Stated exercise: Beginning with the first line, set down every line through the one containing "d3.scaleLinear().domain([0.70, 1.00]).range([m.bottom, m.top]);", exactly as it appears, but not the pictures.

Source data:
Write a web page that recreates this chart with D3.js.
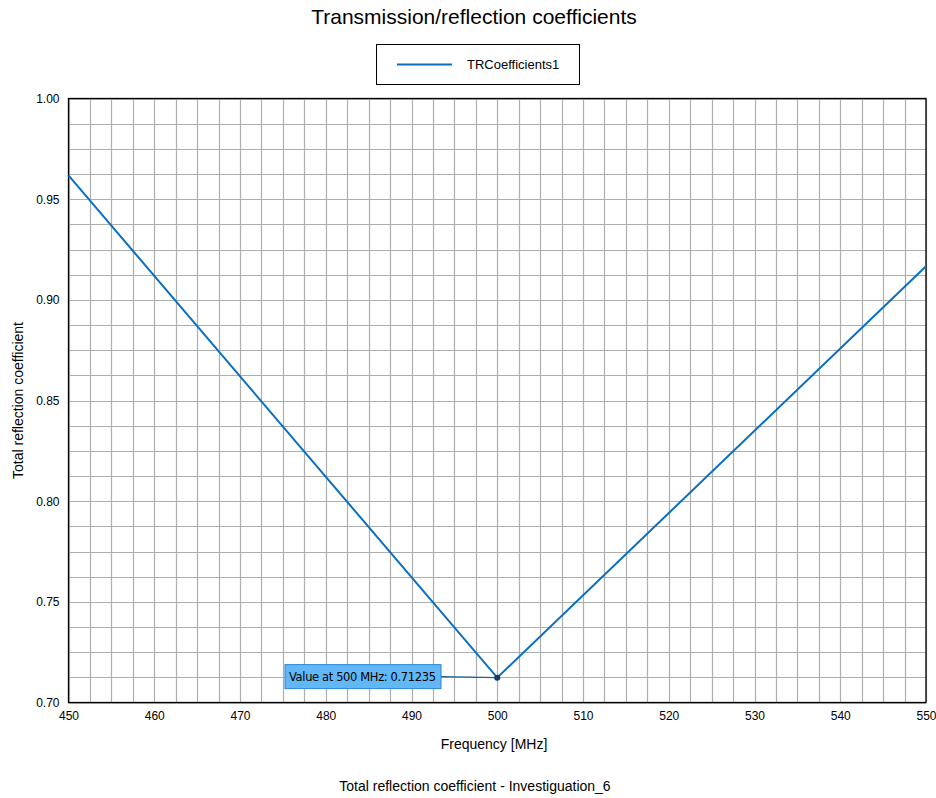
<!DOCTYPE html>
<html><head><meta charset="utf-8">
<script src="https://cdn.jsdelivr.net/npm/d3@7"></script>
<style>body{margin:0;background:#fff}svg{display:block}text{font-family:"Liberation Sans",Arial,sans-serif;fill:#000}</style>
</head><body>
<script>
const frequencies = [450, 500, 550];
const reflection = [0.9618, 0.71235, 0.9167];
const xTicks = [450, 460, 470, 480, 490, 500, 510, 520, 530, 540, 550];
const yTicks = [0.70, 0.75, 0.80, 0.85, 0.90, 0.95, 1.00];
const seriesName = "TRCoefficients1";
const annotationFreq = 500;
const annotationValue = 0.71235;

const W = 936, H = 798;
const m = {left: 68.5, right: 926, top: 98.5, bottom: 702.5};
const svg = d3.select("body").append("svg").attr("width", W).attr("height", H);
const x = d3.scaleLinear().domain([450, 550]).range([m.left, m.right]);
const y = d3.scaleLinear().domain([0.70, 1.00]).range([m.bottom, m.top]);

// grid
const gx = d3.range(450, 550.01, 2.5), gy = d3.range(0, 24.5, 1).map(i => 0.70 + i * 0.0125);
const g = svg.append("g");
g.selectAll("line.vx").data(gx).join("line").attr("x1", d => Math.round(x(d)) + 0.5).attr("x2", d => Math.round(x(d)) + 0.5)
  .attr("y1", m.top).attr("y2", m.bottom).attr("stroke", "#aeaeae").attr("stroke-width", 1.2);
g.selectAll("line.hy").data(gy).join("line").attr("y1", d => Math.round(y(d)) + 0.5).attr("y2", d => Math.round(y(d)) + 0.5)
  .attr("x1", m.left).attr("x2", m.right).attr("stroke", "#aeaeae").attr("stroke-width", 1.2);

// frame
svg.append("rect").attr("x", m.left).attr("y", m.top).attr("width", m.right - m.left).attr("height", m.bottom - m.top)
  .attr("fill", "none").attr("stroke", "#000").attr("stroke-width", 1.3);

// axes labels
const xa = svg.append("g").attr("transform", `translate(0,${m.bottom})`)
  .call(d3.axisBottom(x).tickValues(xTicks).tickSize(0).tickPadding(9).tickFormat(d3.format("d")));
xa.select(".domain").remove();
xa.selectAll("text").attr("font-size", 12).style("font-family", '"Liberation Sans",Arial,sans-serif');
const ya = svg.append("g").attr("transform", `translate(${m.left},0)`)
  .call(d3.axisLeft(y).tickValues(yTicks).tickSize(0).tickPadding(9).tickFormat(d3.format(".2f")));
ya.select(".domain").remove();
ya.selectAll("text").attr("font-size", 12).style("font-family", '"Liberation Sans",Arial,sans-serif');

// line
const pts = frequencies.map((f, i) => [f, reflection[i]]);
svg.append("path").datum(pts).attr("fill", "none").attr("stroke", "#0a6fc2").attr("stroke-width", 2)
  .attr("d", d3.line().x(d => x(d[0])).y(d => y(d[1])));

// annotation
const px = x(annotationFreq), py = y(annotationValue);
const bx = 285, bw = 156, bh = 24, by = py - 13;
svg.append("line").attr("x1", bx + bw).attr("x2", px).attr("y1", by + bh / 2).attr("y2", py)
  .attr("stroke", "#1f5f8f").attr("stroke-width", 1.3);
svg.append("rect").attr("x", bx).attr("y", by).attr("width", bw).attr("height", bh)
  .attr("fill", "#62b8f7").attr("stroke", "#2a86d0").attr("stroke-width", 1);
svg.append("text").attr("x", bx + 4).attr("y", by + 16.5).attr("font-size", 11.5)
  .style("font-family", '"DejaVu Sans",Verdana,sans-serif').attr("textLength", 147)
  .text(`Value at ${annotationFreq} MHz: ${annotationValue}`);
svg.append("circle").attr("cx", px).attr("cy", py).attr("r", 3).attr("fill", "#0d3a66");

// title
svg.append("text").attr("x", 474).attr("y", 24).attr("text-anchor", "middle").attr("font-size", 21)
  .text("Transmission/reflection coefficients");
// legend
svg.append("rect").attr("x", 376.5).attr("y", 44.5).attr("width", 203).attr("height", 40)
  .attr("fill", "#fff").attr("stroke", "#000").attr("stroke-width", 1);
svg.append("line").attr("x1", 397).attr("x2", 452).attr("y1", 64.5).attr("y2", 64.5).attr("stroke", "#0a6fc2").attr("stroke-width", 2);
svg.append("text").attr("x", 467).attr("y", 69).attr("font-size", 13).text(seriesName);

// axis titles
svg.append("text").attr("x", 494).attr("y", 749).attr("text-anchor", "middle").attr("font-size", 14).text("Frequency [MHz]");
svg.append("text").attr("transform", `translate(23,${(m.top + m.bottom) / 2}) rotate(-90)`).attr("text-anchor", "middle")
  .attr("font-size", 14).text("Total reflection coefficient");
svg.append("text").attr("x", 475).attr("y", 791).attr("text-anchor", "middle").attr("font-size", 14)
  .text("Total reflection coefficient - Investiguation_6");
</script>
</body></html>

Exercise output:
Write a web page that recreates this chart with D3.js.
<!DOCTYPE html>
<html><head><meta charset="utf-8">
<script src="https://cdn.jsdelivr.net/npm/d3@7"></script>
<style>body{margin:0;background:#fff}svg{display:block}text{font-family:"Liberation Sans",Arial,sans-serif;fill:#000}</style>
</head><body>
<script>
const frequencies = [450, 500, 550];
const reflection = [0.9618, 0.71235, 0.9167];
const xTicks = [450, 460, 470, 480, 490, 500, 510, 520, 530, 540, 550];
const yTicks = [0.70, 0.75, 0.80, 0.85, 0.90, 0.95, 1.00];
const seriesName = "TRCoefficients1";
const annotationFreq = 500;
const annotationValue = 0.71235;

const W = 936, H = 798;
const m = {left: 68.5, right: 926, top: 98.5, bottom: 702.5};
const svg = d3.select("body").append("svg").attr("width", W).attr("height", H);
const x = d3.scaleLinear().domain([450, 550]).range([m.left, m.right]);
const y = d3.scaleLinear().domain([0.70, 1.00]).range([m.bottom, m.top]);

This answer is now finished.